India Infrastructure Finance Company Ltd (IIFCL) plans to raise USD 1.6 billion (around INR 14,500 crore) from multilateral agencies and overseas investors as part of a diversified resource mobilisation strategy to fund infrastructure development. The state-owned lender is exploring a USD 600 million blended finance facility, a debut Green Bond issuance, and approval to raise USD 1 billion in long-term commercial debt without sovereign guarantee in partnership with MIGA. The company has also secured Cabinet clearance for its proposed initial public offer (IPO), with listing expected next financial year. IIFCL reported a 39% rise in net profit to INR 2,165 crore in FY25 and recorded its highest-ever sanctions and disbursements, signalling continued balance sheet expansion.

India Infrastructure Finance Company Ltd (IIFCL) is planning to raise USD 1.6 billion (approximately INR 14,500 crore) from multilateral agencies and overseas investors to strengthen its long-term funding base and support infrastructure financing across India.

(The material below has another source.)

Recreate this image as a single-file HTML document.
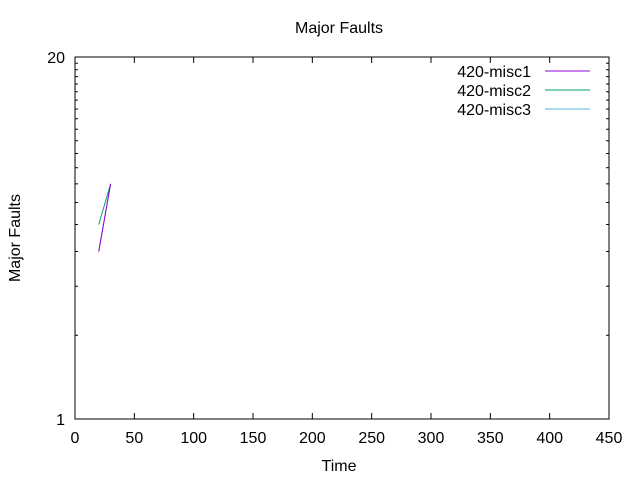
<!DOCTYPE html>
<html><head><meta charset="utf-8"><style>
body{margin:0;background:#fff;}
svg text{font-family:"Liberation Sans",sans-serif;font-size:16px;fill:#000;}
</style></head><body>
<svg id="chart" width="640" height="480" xmlns="http://www.w3.org/2000/svg">
<rect width="640" height="480" fill="#fff"/>
<text x="339" y="33" text-anchor="middle">Major Faults</text>
<text x="339" y="471" text-anchor="middle">Time</text>
<text transform="translate(20,238) rotate(-90)" text-anchor="middle">Major Faults</text>
<g id="axes"></g>
<g id="series"></g>
<g id="legend"></g>
</svg>
<script>
const xTicks=[0,50,100,150,200,250,300,350,400,450];
const yLabels=[1,20];
const seriesNames=['420-misc1','420-misc2','420-misc3'];
const seriesColors=['#9400d3','#009e73','#56b4e9'];
const misc1X=[20,30], misc1Y=[4,7];
const misc2X=[20,30], misc2Y=[5,7];
const misc3X=[20,30], misc3Y=[4,7];
const L=75,R=609,T=57,B=419;
const xs=v=>L+v*(R-L)/450;
const ys=v=>B-Math.log10(v)/Math.log10(20)*(B-T);
const NS='http://www.w3.org/2000/svg';
function mk(t,a,p){const e=document.createElementNS(NS,t);for(const k in a)e.setAttribute(k,a[k]);p.appendChild(e);return e;}
const ax=document.getElementById('axes');
const frame=mk('rect',{x:L,y:T,width:R-L,height:B-T,fill:'none',stroke:'#000','stroke-width':1},ax);


xTicks.forEach(v=>{const x=xs(v);
 const t1=mk('line',{x1:x,x2:x,y1:B,y2:B-6,stroke:'#000'},ax);
 
 
 const t2=mk('line',{x1:x,x2:x,y1:T,y2:T+6,stroke:'#000'},ax);
 
 
 const lb=mk('text',{x:x,y:B+24,'text-anchor':'middle'},ax);lb.textContent=v;
 
 
});
for(let v=2;v<20;v++){const y=ys(v);
 const a=mk('line',{x1:L,x2:L+3,y1:y,y2:y,stroke:'#000'},ax);
 
 
 const b=mk('line',{x1:R,x2:R-3,y1:y,y2:y,stroke:'#000'},ax);
 
 
}
yLabels.forEach(v=>{const y=ys(v);
 const a=mk('line',{x1:L,x2:L+6,y1:y,y2:y,stroke:'#000'},ax);
 
 
 const b=mk('line',{x1:R,x2:R-6,y1:y,y2:y,stroke:'#000'},ax);
 
 
 const lb=mk('text',{x:L-10,y:y+6,'text-anchor':'end'},ax);lb.textContent=v;
 
 
});
const sg=document.getElementById('series');
const data=[[misc1X,misc1Y],[misc2X,misc2Y],[misc3X,misc3Y]];
[2,1,0].forEach(i=>{const [X,Y]=data[i];
 const p=mk('polyline',{points:X.map((x,j)=>xs(x)+','+ys(Y[j])).join(' '),fill:'none',stroke:seriesColors[i],'stroke-width':1},sg);
 
 
});
const lg=document.getElementById('legend');
seriesNames.forEach((n,i)=>{const y=71+i*19;
 const t=mk('text',{x:531,y:y+6,'text-anchor':'end'},lg);t.textContent=n;
 
 
 const l=mk('line',{x1:545,x2:590,y1:y,y2:y,stroke:seriesColors[i]},lg);
 
 
});
</script>
</body></html>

Rohit Rishi, newly appointed Managing Director of IIFCL, stated that the company's strategy is focused on building a diversified and cost-effective long-term resource base aligned with infrastructure lending requirements. In addition to domestic borrowings, IIFCL has mobilised funds from leading multilateral institutions including Asian Development Bank (ADB), KfW, Japan International Cooperation Agency (JICA), European Investment Bank (EIB) and the World Bank.

Until December, IIFCL raised JPY 26 billion (around INR 1,520 crore) from Sumitomo Mitsui Banking Corporation (SMBC) through External Commercial Borrowings at what it described as a competitive cost, reflecting lender confidence in India's infrastructure expansion.

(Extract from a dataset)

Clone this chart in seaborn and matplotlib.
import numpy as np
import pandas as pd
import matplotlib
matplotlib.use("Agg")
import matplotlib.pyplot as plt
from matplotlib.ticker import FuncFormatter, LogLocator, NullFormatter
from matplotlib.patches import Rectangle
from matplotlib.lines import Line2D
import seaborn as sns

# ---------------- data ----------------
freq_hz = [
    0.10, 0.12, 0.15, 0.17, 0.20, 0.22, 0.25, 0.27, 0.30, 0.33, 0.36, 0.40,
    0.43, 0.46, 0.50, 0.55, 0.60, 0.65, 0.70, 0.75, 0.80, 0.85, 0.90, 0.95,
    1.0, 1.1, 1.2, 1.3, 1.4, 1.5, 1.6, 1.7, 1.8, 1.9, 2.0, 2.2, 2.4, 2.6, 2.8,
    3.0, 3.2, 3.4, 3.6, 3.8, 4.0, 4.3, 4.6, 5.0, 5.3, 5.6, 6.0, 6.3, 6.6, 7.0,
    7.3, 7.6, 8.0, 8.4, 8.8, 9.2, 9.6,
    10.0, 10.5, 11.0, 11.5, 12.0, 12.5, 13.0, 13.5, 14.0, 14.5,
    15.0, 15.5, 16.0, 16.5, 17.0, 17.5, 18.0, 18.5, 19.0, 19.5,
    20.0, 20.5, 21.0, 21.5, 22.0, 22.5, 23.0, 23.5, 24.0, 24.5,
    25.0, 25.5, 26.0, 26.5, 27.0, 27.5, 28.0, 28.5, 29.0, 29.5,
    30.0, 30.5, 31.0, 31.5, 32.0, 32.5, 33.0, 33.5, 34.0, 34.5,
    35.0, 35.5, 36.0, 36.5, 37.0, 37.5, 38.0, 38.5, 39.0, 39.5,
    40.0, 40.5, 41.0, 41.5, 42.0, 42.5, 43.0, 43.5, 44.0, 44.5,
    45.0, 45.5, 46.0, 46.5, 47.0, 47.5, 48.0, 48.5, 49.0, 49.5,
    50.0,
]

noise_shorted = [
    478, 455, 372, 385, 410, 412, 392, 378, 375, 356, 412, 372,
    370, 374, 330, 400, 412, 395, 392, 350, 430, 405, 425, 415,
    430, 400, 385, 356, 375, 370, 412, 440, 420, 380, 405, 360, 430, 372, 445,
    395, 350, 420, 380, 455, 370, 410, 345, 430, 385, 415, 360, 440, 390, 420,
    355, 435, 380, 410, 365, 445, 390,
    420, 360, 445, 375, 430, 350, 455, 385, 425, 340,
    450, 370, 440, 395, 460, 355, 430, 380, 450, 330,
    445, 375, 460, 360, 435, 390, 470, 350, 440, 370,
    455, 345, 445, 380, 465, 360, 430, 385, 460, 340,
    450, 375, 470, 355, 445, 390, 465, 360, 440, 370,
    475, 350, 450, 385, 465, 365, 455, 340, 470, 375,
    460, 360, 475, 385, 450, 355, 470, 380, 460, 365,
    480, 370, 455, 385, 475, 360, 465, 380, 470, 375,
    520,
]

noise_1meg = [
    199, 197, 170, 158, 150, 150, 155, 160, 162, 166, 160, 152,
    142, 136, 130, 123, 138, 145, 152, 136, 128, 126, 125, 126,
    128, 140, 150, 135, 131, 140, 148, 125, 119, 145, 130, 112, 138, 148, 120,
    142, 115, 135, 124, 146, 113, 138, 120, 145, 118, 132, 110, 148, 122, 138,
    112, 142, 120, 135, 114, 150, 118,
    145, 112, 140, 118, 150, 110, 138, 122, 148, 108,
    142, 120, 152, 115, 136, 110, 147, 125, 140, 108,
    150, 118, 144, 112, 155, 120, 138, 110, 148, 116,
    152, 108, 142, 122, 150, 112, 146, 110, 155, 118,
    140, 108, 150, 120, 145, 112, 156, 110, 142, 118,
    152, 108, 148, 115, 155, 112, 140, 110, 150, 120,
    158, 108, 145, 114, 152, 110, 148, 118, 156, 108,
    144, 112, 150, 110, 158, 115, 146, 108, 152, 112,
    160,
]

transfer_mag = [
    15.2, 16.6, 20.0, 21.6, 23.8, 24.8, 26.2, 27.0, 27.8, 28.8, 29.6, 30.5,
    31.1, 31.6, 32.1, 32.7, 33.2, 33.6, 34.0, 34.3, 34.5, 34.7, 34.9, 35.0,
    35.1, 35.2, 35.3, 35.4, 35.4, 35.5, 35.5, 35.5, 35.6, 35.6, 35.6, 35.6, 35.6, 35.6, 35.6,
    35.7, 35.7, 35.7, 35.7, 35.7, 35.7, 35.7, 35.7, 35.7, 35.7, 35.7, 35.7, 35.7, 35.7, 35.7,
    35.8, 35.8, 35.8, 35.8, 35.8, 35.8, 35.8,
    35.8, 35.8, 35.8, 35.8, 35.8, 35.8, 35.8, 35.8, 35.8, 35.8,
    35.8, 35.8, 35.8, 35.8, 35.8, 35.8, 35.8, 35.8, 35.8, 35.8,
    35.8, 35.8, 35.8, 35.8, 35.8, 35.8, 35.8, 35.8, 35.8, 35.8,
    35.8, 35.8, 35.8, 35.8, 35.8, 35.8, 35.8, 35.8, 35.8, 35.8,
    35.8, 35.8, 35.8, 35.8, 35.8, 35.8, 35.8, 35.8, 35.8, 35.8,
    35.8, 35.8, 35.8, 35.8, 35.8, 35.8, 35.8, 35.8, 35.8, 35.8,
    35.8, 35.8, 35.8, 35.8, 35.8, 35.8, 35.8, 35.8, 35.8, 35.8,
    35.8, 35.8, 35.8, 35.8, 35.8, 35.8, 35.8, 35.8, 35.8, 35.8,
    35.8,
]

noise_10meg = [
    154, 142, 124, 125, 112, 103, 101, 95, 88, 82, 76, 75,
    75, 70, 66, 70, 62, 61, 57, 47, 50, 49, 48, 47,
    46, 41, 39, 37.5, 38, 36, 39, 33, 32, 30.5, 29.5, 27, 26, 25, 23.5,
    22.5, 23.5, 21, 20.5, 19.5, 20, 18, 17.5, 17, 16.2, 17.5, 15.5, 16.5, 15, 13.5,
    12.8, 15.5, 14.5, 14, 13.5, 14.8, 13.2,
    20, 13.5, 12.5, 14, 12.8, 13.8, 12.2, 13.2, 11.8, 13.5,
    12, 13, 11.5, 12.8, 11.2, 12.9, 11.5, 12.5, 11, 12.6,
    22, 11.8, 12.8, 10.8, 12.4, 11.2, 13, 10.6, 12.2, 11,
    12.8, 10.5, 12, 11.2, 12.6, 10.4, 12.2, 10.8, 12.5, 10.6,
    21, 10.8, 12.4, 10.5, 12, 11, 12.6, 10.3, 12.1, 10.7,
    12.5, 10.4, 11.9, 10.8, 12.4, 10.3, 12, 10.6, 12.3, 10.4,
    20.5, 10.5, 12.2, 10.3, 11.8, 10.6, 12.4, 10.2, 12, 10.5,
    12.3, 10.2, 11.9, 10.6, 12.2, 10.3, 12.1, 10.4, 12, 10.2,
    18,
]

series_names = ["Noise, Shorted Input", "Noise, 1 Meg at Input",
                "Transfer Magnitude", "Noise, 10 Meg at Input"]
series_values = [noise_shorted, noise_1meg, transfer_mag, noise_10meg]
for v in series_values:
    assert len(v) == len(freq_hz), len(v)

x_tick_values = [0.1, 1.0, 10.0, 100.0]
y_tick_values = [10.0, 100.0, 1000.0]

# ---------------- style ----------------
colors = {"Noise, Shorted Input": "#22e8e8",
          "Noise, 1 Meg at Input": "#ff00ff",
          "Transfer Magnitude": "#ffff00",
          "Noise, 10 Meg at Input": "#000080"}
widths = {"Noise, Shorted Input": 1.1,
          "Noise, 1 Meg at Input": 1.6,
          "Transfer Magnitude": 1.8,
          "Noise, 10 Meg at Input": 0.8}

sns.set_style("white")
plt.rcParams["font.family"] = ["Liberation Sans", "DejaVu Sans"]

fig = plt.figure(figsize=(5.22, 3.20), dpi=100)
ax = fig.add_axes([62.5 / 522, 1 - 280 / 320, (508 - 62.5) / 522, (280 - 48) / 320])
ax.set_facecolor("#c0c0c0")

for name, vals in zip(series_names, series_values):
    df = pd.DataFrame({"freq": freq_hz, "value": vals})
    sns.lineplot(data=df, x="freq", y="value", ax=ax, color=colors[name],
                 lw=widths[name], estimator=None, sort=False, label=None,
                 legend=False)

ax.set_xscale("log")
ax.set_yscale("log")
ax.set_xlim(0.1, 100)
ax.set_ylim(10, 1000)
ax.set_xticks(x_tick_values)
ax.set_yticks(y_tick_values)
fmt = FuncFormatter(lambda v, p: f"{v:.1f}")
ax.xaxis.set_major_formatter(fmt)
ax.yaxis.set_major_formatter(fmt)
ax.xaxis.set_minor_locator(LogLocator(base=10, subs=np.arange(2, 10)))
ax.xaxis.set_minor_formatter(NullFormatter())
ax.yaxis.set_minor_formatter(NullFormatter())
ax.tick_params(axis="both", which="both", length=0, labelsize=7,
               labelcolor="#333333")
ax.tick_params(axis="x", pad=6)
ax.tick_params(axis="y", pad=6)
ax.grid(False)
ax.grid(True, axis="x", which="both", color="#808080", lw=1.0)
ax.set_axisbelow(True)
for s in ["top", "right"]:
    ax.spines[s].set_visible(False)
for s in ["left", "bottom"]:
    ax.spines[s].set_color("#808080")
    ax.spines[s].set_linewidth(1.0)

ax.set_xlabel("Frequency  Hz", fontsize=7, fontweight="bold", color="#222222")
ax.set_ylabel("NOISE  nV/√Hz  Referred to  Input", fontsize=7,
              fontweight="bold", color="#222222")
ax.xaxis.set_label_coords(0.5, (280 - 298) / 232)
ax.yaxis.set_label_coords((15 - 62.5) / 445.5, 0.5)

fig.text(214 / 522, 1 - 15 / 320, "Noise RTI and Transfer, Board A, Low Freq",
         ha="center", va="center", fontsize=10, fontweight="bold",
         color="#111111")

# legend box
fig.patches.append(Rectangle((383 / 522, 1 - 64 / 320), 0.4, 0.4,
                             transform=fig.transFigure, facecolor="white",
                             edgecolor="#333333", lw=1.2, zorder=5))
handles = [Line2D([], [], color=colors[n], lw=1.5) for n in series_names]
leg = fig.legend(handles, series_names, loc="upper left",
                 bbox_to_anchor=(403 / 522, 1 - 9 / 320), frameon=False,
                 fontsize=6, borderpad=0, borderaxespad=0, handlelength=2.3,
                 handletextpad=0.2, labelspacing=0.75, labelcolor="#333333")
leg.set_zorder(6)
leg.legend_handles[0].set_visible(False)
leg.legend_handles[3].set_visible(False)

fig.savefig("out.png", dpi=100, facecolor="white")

Going forward, the company is exploring a USD 600 million blended finance facility and its debut Green Bond issuance. It is also seeking approval to raise around USD 1 billion in long-term commercial debt without sovereign guarantee in collaboration with the Multilateral Investment Guarantee Agency (MIGA). The structure is expected to reduce the financial burden on the public exchequer by leveraging risk mitigation mechanisms.

For the next financial year, resource mobilisation will be aligned with projected loan book growth and the disbursement pipeline, with emphasis on securing long-tenor, competitively priced funds and attracting greater institutional capital into Indian infrastructure.

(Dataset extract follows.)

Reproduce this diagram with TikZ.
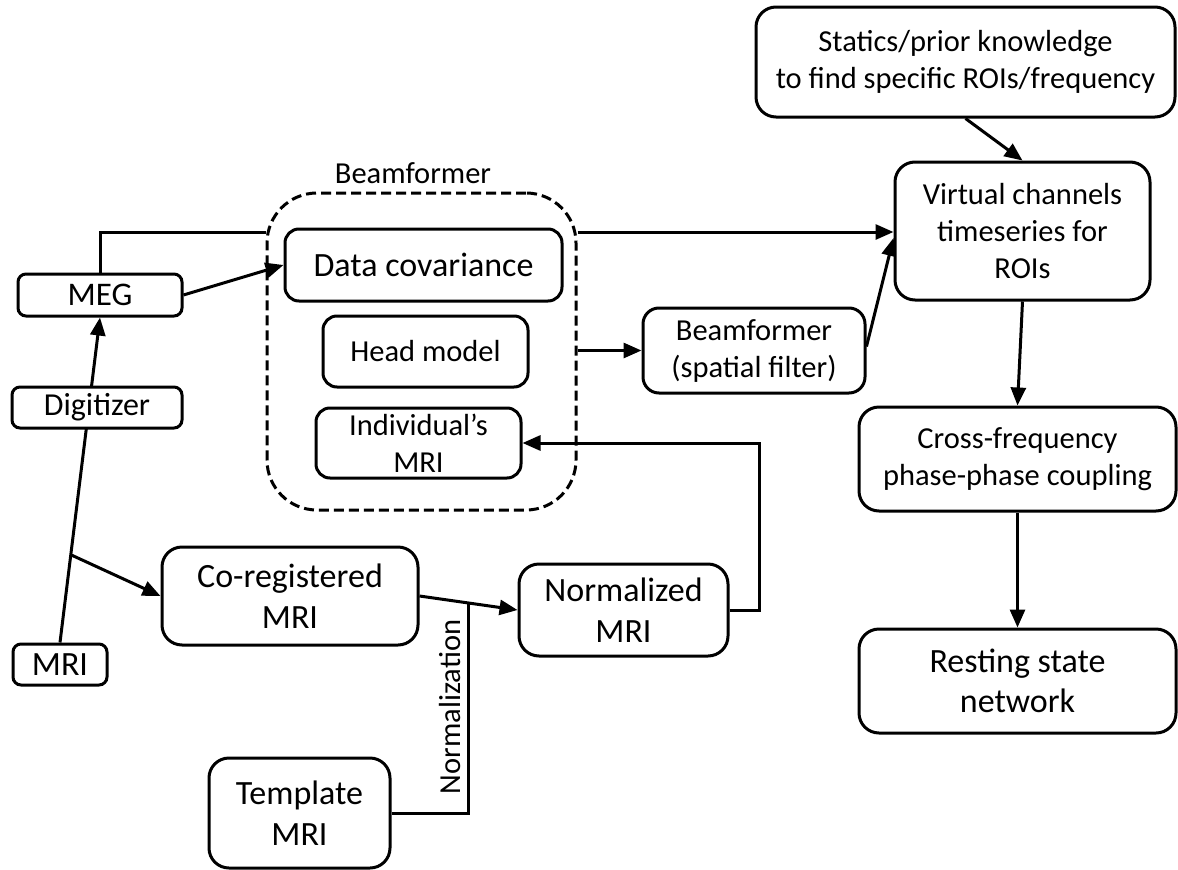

On the capital markets front, IIFCL has received approval from the Cabinet Committee on Economic Affairs to proceed with its proposed initial public offer (IPO). The Department of Investment and Public Asset Management has conveyed the approval, and the company is currently submitting requisite details to finalise modalities. The listing is expected to materialise in the next financial year and forms part of the government's broader disinvestment and asset monetisation strategy under Budget 2026-27.

Currently 100% owned by the central government, IIFCL was established in 2006 to provide long-term financial assistance to viable infrastructure projects. As of March 31, 2025, its authorised capital stood at INR 10,000 crore and paid-up capital at INR 9,999.92 crore. The company is registered as an NBFC-ND-IFC with the Reserve Bank of India (RBI) and adheres to applicable prudential norms.

Financially, IIFCL reported a 39% increase in net profit to INR 2,165 crore in FY25, compared to INR 1,552 crore in the previous fiscal. Profit Before Tax rose 37% to INR 2,776 crore. During FY25, the company recorded its highest-ever annual sanctions and disbursements of INR 51,124 crore and INR 28,501 crore, respectively. As of January 31, 2026, annual sanctions had already reached INR 53,217 crore, with disbursements at INR 25,470 crore, indicating sustained growth momentum.